Atualização 07/04/2019:
Após a publicação do texto original, recebi a informação de que, se compararmos com a proposta de reforma da previdência enviada ao Congresso pelo Ministro Paulo Guedes, o gasto estimado com base na população prisional dos EUA feito acima representa quase 42% da economia que seria gerada em 10 anos com a aprovação da reforma da previdência. Segundo previsão do Ministério da Economia, a estimativa de economia de recursos após 10 anos de aprovação da Reforma seria de R$ 1,072 trilhão. Se, em 10 anos, o gasto com prisões atingir R$ 444,4 bilhões, 41,45% da economia gerada com as novas regras aposentadorias seria utilizada na manutenção do sistema prisional.

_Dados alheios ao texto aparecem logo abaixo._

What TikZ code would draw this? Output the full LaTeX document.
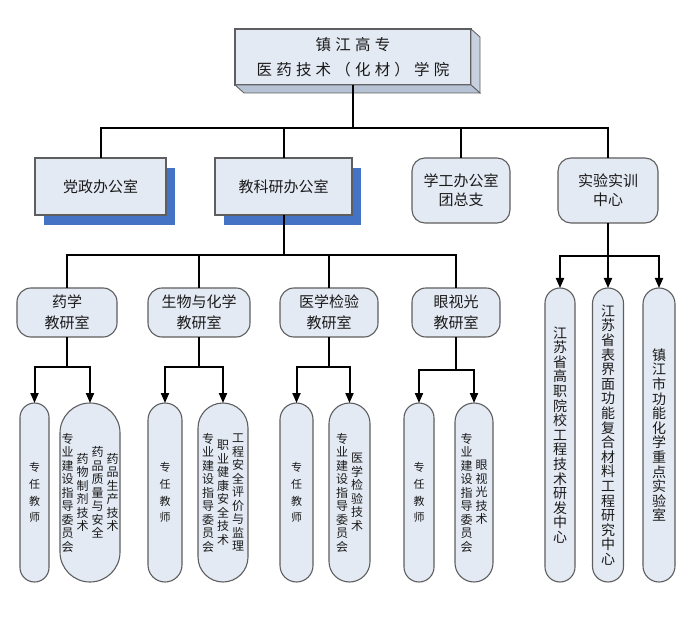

E, para concluir, se o impacto da legislação seguir o padrão de crescimento carcerário dos EUA, cujas leis inspiram o projeto do Governo, ainda teríamos que encontrar recursos para construir 1.026 novas unidades prisionais, com 1.500 vagas cada uma, sem contar o déficit de vagas atual. Se o custo aproximado de cada prisão é de R$ 36 milhões, teríamos que encontrar ao menos outros R$ 36,9 bilhões para a construção dessas unidades. No total, o Brasil precisaria investir R$ 481,3 bilhões no seu sistema carcerário em 10 anos caso as projeções aqui contidas sejam confirmadas (não temos dados desagregados para estimar com exatidão o prazo em que e se chegaríamos nesta quantia, mas diante da crise fiscal, é improvável que tenhamos esses recursos e o quadro de superpopulação carcerária tende a se agravar).
PS: Prova de que estudos de impacto são regra em países mais desenvolvidos, o Parlamento Inglês encomenda projeções da população prisional para anos futuros. Esse modelo poderia ser utilizado aqui no Brasil.